With The Station café on Beacon Hill moving up the street across from the light rail station, owner Luis Rodriguez transformed the old café space at 2533 16th Ave. S. to the Wine Station this fall. I recently stopped in to tour the space and chat with the energetic and community-focused Rodriguez. The Wine Station sadly wasn’t open for my visit, but I did get a tour of the drink and food menus and the comfortable space. Here’s the lowdown on Beacon Hill’s new wine bar.
There’s a welcoming list of more than 15 wines by the bottle and glass, ranging from locals to Europeans and a few other worldwide choices. There were some lovely wines I recognized and I suggest starting with the Laluca Prosecco from the Veneto region of northeastern Italy, which has a nice mix of pears, citrus and minerals, and stays smoothly dry at the finish. Rodriguez says the top seller so far is the house red wine: the Spanish Honoro Vera Rioja, a well-balanced tempranillo with raspberry and other fruit notes alongside an easy-going tannic quality.
You’ll also find a short list of beer and cider, plus two classic wine cocktails: sangria and the mimosa. The latter seems perfect for the 11 a.m. to 3 p.m. Sunday brunch hours (the Wine Station is also open from 5-10 p.m., Thursday through Saturday—but be sure and check their Facebook page, as events can curtail normal hours). If you fall in love with a wine, you can purchase bottles to take home, too.
Like the drinks, the food menu isn’t vast, with current tapas-style offerings listed on an old window frame hanging on the wall. While you could make a meal by ordering multiple things, it feels more like snacks to accompany wine sippin’. The plato de queso (or cheese plate) has been a hit, as you might expect at a wine bar. It changes monthly and features three choices—the current selection is a European tour: Spanish Manchego, Italian Gorgonzola and Brie from France.

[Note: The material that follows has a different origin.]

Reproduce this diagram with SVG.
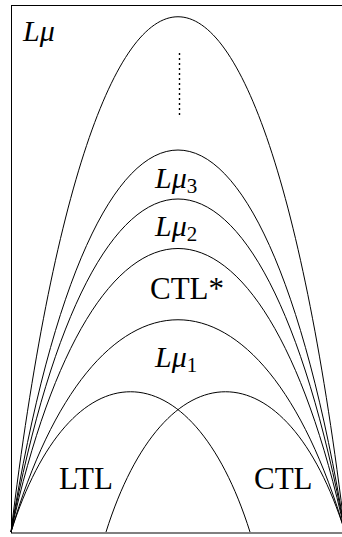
<svg xmlns="http://www.w3.org/2000/svg" width="342" height="537" viewBox="0 0 342 537">
<style>
.c{fill:none;stroke:#000;stroke-width:1}
.t{font-family:"Liberation Serif",serif;font-size:31px;fill:#000}
.m{font-family:"Liberation Serif",serif;font-size:30px;fill:#000}
.i{font-style:italic}
.s{font-size:21px;font-style:normal}
</style>
<rect x="11.5" y="5.5" width="340" height="527.5" fill="none" stroke="#000" stroke-width="1"/>
<g id="connectors">
<path id="Lmu" class="c" d="M11 532 C94 -155 262 -155 345 532"/>
<path id="Lmu3" class="c" d="M11 532 C94 22.7 262 22.7 345 532"/>
<path id="Lmu2" class="c" d="M11 532 C94 88 262 88 345 532"/>
<path id="CTLs" class="c" d="M11 532 C94 154 262 154 345 532"/>
<path id="Lmu1" class="c" d="M11 532 C94 249 262 249 345 532"/>
<path id="LTL" class="c" d="M11 532 C70 345 191 345 250 532"/>
<path id="CTL" class="c" d="M345 532 C286 345 165 345 106 532"/>
<line x1="179.5" y1="53" x2="179.5" y2="116" stroke="#000" stroke-width="1.4" stroke-dasharray="2 3"/>
</g>
<g id="label-Lmu"><text class="m i" x="23" y="41" font-size="33">Lμ</text></g>
<g id="label-Lmu3"><text class="m" x="155" y="188"><tspan class="i">Lμ</tspan><tspan class="s" dy="5">3</tspan></text></g>
<g id="label-Lmu2"><text class="m" x="155" y="236"><tspan class="i">Lμ</tspan><tspan class="s" dy="5">2</tspan></text></g>
<g id="label-CTLstar"><text class="t" x="150" y="299">CTL*</text></g>
<g id="label-Lmu1"><text class="m" x="155" y="367"><tspan class="i">Lμ</tspan><tspan class="s" dy="5">1</tspan></text></g>
<g id="label-LTL"><text class="t" x="59" y="489">LTL</text></g>
<g id="label-CTL"><text class="t" x="254" y="489">CTL</text></g>
</svg>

The homey menu board highlights the limited food offerings.
If all the cheese isn’t exciting the carnivores, a beef curry ball might be tempting (much as it sounds, it is a beef ball with curry sauce, but inside of a bread ball). Want to walk the cheese-meat line? The cutely-named Italian Date wraps blue-cheese stuffed dates with prosciutto. To accompany those brunch mimosas, the Wine Station offers biscuits and gravy (only available on Sundays) alongside regular menu items.
It’s cozy, as past Station visitors might expect, but there’s something wonderfully artistic about the space—the shape of the room is all interesting angles and curves. Old black-and-white photos depicting Beacon Hill of old line the walls. The Station’s wooden coffee bar remains, now pouring wine instead. Wooden tables dot the small restaurant’s concrete floors and a piano near the windows faces the street. You won’t always find it being played, but a friend of the bar regularly comes in with a repertoire of 300 songs.
The most eye-catching detail is an installation of large branches with painted birds nestled in them, which sticks out from one wall near the ceiling. It gives the room an air of enchantment, though with a sad story. A holdover from the café days, the piece was given to the owner by artist Briar Bates shortly before she passed away.
Beyond indoor seating, there are two back patios, one with wooden benches and another with metal tables and chairs. While not winter-ready, they should be fantastic spring and summer spots, especially as Rodriguez plans to fill the area with plants. He’s also planning lots of little events, to bring the community together. For example, they recently hosted a “Paint and Pour” painting class (with wine, of course) taught by local artist Stephanie Morales.
In its first few months, the Wine Station has added another place for neighbors to come together in Beacon Hill—and here, they can do it over a glass of good wine.